■ Aim
Copy the full set of lines exactly as given.

■ Dataset section
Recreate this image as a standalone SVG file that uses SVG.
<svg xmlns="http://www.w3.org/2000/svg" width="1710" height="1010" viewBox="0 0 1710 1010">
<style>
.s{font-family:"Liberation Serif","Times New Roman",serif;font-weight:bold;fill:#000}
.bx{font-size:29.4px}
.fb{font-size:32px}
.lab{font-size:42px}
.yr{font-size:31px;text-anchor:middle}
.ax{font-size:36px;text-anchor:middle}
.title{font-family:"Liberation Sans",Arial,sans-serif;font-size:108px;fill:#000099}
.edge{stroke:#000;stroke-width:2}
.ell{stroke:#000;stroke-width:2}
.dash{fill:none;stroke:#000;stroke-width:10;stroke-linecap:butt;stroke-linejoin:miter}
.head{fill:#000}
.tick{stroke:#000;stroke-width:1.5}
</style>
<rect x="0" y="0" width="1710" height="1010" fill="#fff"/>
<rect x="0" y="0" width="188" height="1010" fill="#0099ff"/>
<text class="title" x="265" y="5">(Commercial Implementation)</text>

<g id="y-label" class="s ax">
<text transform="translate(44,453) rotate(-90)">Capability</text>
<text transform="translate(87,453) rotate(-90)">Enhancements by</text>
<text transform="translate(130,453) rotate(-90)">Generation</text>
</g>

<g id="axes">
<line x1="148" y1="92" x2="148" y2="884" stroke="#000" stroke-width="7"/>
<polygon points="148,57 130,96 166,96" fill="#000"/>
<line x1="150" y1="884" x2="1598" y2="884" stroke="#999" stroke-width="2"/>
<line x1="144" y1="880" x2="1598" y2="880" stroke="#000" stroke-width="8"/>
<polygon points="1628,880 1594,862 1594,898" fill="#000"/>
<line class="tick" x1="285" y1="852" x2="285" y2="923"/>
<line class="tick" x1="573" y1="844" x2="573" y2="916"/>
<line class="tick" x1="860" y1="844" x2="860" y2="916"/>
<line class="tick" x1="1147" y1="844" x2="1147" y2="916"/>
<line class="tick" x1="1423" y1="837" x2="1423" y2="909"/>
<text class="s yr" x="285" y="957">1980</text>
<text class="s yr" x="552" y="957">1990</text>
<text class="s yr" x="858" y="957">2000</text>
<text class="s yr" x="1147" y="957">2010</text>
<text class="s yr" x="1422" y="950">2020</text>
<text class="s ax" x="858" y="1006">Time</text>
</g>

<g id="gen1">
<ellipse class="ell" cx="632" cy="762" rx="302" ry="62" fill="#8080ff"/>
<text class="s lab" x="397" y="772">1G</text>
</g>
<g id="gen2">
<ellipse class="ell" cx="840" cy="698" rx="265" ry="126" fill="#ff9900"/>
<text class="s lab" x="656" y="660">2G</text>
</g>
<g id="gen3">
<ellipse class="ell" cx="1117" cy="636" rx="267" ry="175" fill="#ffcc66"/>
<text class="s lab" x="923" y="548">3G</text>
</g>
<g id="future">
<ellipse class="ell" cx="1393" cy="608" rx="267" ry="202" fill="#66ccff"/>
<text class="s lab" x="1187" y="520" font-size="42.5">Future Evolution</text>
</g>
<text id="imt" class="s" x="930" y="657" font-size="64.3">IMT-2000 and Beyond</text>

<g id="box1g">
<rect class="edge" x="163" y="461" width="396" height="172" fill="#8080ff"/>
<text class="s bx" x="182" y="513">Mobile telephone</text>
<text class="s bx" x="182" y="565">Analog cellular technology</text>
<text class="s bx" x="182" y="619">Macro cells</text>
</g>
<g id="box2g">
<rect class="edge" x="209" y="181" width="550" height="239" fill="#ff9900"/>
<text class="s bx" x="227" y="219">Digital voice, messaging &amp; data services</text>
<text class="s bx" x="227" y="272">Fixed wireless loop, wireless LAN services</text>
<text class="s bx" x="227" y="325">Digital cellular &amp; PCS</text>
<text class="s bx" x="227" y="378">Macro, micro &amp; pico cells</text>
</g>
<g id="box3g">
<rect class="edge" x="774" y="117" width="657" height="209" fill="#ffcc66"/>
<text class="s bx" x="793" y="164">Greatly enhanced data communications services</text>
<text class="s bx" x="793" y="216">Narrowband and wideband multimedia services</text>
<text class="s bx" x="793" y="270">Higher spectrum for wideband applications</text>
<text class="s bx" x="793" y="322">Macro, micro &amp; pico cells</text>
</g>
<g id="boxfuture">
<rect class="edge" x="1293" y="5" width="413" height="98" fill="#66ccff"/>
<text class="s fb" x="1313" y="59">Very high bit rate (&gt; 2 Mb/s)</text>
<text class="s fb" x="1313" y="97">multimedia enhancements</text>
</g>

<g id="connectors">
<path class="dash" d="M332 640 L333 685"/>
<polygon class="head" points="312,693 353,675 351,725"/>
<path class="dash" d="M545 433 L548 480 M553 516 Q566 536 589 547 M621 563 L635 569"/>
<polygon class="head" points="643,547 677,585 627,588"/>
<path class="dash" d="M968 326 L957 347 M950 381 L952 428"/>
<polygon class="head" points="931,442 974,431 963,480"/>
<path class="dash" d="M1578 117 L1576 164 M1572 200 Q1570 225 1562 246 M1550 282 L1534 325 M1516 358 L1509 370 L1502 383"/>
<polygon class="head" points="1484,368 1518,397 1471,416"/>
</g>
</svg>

■ Correct response
Recreate this image as a standalone SVG file that uses SVG.
<svg xmlns="http://www.w3.org/2000/svg" width="1710" height="1010" viewBox="0 0 1710 1010">
<style>
.s{font-family:"Liberation Serif","Times New Roman",serif;font-weight:bold;fill:#000}
.bx{font-size:29.4px}
.fb{font-size:32px}
.lab{font-size:42px}
.yr{font-size:31px;text-anchor:middle}
.ax{font-size:36px;text-anchor:middle}
.title{font-family:"Liberation Sans",Arial,sans-serif;font-size:108px;fill:#000099}
.edge{stroke:#000;stroke-width:2}
.ell{stroke:#000;stroke-width:2}
.dash{fill:none;stroke:#000;stroke-width:10;stroke-linecap:butt;stroke-linejoin:miter}
.head{fill:#000}
.tick{stroke:#000;stroke-width:1.5}
</style>
<rect x="0" y="0" width="1710" height="1010" fill="#fff"/>
<rect x="0" y="0" width="188" height="1010" fill="#0099ff"/>
<text class="title" x="265" y="5">(Commercial Implementation)</text>

<g id="y-label" class="s ax">
<text transform="translate(44,453) rotate(-90)">Capability</text>
<text transform="translate(87,453) rotate(-90)">Enhancements by</text>
<text transform="translate(130,453) rotate(-90)">Generation</text>
</g>

<g id="axes">
<line x1="148" y1="92" x2="148" y2="884" stroke="#000" stroke-width="7"/>
<polygon points="148,57 130,96 166,96" fill="#000"/>
<line x1="150" y1="884" x2="1598" y2="884" stroke="#999" stroke-width="2"/>
<line x1="144" y1="880" x2="1598" y2="880" stroke="#000" stroke-width="8"/>
<polygon points="1628,880 1594,862 1594,898" fill="#000"/>
<line class="tick" x1="285" y1="852" x2="285" y2="923"/>
<line class="tick" x1="573" y1="844" x2="573" y2="916"/>
<line class="tick" x1="860" y1="844" x2="860" y2="916"/>
<line class="tick" x1="1147" y1="844" x2="1147" y2="916"/>
<line class="tick" x1="1423" y1="837" x2="1423" y2="909"/>
<text class="s yr" x="285" y="957">1980</text>
<text class="s yr" x="552" y="957">1990</text>
<text class="s yr" x="858" y="957">2000</text>
<text class="s yr" x="1147" y="957">2010</text>
<text class="s yr" x="1422" y="950">2020</text>
<text class="s ax" x="858" y="1006">Time</text>
</g>

<g id="gen1">
<ellipse class="ell" cx="632" cy="762" rx="302" ry="62" fill="#8080ff"/>
<text class="s lab" x="397" y="772">1G</text>
</g>
<g id="gen2">
<ellipse class="ell" cx="840" cy="698" rx="265" ry="126" fill="#ff9900"/>
<text class="s lab" x="656" y="660">2G</text>
</g>
<g id="gen3">
<ellipse class="ell" cx="1117" cy="636" rx="267" ry="175" fill="#ffcc66"/>
<text class="s lab" x="923" y="548">3G</text>
</g>
<g id="future">
<ellipse class="ell" cx="1393" cy="608" rx="267" ry="202" fill="#66ccff"/>
<text class="s lab" x="1187" y="520" font-size="42.5">Future Evolution</text>
</g>
<text id="imt" class="s" x="930" y="657" font-size="64.3">IMT-2000 and Beyond</text>

<g id="box1g">
<rect class="edge" x="163" y="461" width="396" height="172" fill="#8080ff"/>
<text class="s bx" x="182" y="513">Mobile telephone</text>
<text class="s bx" x="182" y="565">Analog cellular technology</text>
<text class="s bx" x="182" y="619">Macro cells</text>
</g>
<g id="box2g">
<rect class="edge" x="209" y="181" width="550" height="239" fill="#ff9900"/>
<text class="s bx" x="227" y="219">Digital voice, messaging &amp; data services</text>
<text class="s bx" x="227" y="272">Fixed wireless loop, wireless LAN services</text>
<text class="s bx" x="227" y="325">Digital cellular &amp; PCS</text>
<text class="s bx" x="227" y="378">Macro, micro &amp; pico cells</text>
</g>
<g id="box3g">
<rect class="edge" x="774" y="117" width="657" height="209" fill="#ffcc66"/>
<text class="s bx" x="793" y="164">Greatly enhanced data communications services</text>
<text class="s bx" x="793" y="216">Narrowband and wideband multimedia services</text>
<text class="s bx" x="793" y="270">Higher spectrum for wideband applications</text>
<text class="s bx" x="793" y="322">Macro, micro &amp; pico cells</text>
</g>
<g id="boxfuture">
<rect class="edge" x="1293" y="5" width="413" height="98" fill="#66ccff"/>
<text class="s fb" x="1313" y="59">Very high bit rate (&gt; 2 Mb/s)</text>
<text class="s fb" x="1313" y="97">multimedia enhancements</text>
</g>

<g id="connectors">
<path class="dash" d="M332 640 L333 685"/>
<polygon class="head" points="312,693 353,675 351,725"/>
<path class="dash" d="M545 433 L548 480 M553 516 Q566 536 589 547 M621 563 L635 569"/>
<polygon class="head" points="643,547 677,585 627,588"/>
<path class="dash" d="M968 326 L957 347 M950 381 L952 428"/>
<polygon class="head" points="931,442 974,431 963,480"/>
<path class="dash" d="M1578 117 L1576 164 M1572 200 Q1570 225 1562 246 M1550 282 L1534 325 M1516 358 L1509 370 L1502 383"/>
<polygon class="head" points="1484,368 1518,397 1471,416"/>
</g>
</svg>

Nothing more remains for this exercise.